Copy out the whole listing exactly as written, leaving the pictures behind.
::: Data block
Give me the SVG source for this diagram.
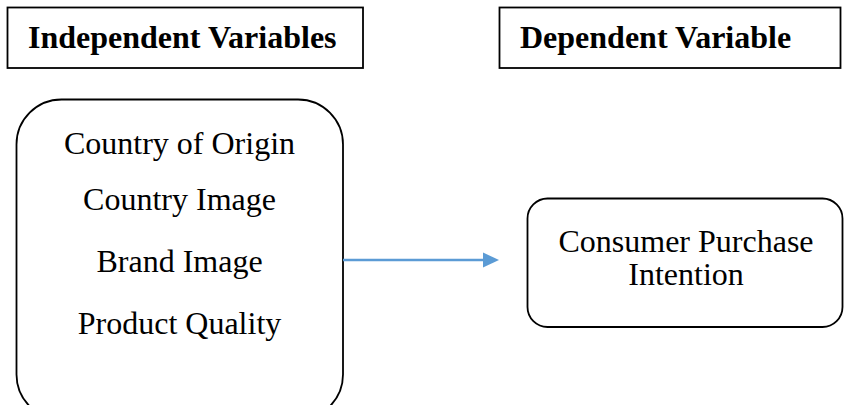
<svg xmlns="http://www.w3.org/2000/svg" width="844" height="405" viewBox="0 0 844 405">
  <defs>
    <style>
      .frame { fill: #ffffff; stroke: #000000; stroke-width: 1.8; }
      text { font-family: 'Liberation Serif', 'Times New Roman', serif; font-size: 32px; fill: #000000; }
      .head { font-weight: bold; }
      .item { text-anchor: middle; }
      .link { stroke: #5B9BD5; stroke-width: 2.5; fill: none; }
    </style>
    <marker id="arrow" markerWidth="16" markerHeight="16" refX="0" refY="8" orient="auto" markerUnits="userSpaceOnUse" viewBox="0 0 16 16">
      <path d="M0,0.5 L16,8 L0,15.5 Z" fill="#5B9BD5"/>
    </marker>
  </defs>
  <rect width="844" height="405" fill="#ffffff"/>

  <!-- column headings -->
  <g id="header-independent">
    <rect class="frame" x="7.5" y="7.5" width="355.5" height="60.5"/>
    <text class="head" x="28" y="48">Independent Variables</text>
  </g>

  <g id="header-dependent">
    <rect class="frame" x="499.5" y="7.5" width="341" height="60.5"/>
    <text class="head" x="520" y="48">Dependent Variable</text>
  </g>

  <!-- variable boxes -->
  <g id="independent-variables">
    <rect class="frame" x="16.5" y="99.5" width="326.5" height="320" rx="45" ry="45"/>
    <text class="item" x="179.5" y="154">Country of Origin</text>
    <text class="item" x="179.5" y="210">Country Image</text>
    <text class="item" x="179.5" y="272">Brand Image</text>
    <text class="item" x="179.5" y="334">Product Quality</text>
  </g>

  <g id="dependent-variable">
    <rect class="frame" x="527.5" y="198.5" width="315" height="128.5" rx="20" ry="20"/>
    <text class="item" x="686" y="252" font-size="33">Consumer Purchase</text>
    <text class="item" x="686" y="285" font-size="33">Intention</text>
  </g>

  <!-- connector -->
  <g id="connectors">
    <path class="link" d="M343,260 H483" marker-end="url(#arrow)"/>
  </g>
</svg>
::::::
[Exercise result]
Give me the SVG source for this diagram.
<svg xmlns="http://www.w3.org/2000/svg" width="844" height="405" viewBox="0 0 844 405">
  <defs>
    <style>
      .frame { fill: #ffffff; stroke: #000000; stroke-width: 1.8; }
      text { font-family: 'Liberation Serif', 'Times New Roman', serif; font-size: 32px; fill: #000000; }
      .head { font-weight: bold; }
      .item { text-anchor: middle; }
      .link { stroke: #5B9BD5; stroke-width: 2.5; fill: none; }
    </style>
    <marker id="arrow" markerWidth="16" markerHeight="16" refX="0" refY="8" orient="auto" markerUnits="userSpaceOnUse" viewBox="0 0 16 16">
      <path d="M0,0.5 L16,8 L0,15.5 Z" fill="#5B9BD5"/>
    </marker>
  </defs>
  <rect width="844" height="405" fill="#ffffff"/>

  <!-- column headings -->
  <g id="header-independent">
    <rect class="frame" x="7.5" y="7.5" width="355.5" height="60.5"/>
    <text class="head" x="28" y="48">Independent Variables</text>
  </g>

  <g id="header-dependent">
    <rect class="frame" x="499.5" y="7.5" width="341" height="60.5"/>
    <text class="head" x="520" y="48">Dependent Variable</text>
  </g>

  <!-- variable boxes -->
  <g id="independent-variables">
    <rect class="frame" x="16.5" y="99.5" width="326.5" height="320" rx="45" ry="45"/>
    <text class="item" x="179.5" y="154">Country of Origin</text>
    <text class="item" x="179.5" y="210">Country Image</text>
    <text class="item" x="179.5" y="272">Brand Image</text>
    <text class="item" x="179.5" y="334">Product Quality</text>
  </g>

  <g id="dependent-variable">
    <rect class="frame" x="527.5" y="198.5" width="315" height="128.5" rx="20" ry="20"/>
    <text class="item" x="686" y="252" font-size="33">Consumer Purchase</text>
    <text class="item" x="686" y="285" font-size="33">Intention</text>
  </g>

  <!-- connector -->
  <g id="connectors">
    <path class="link" d="M343,260 H483" marker-end="url(#arrow)"/>
  </g>
</svg>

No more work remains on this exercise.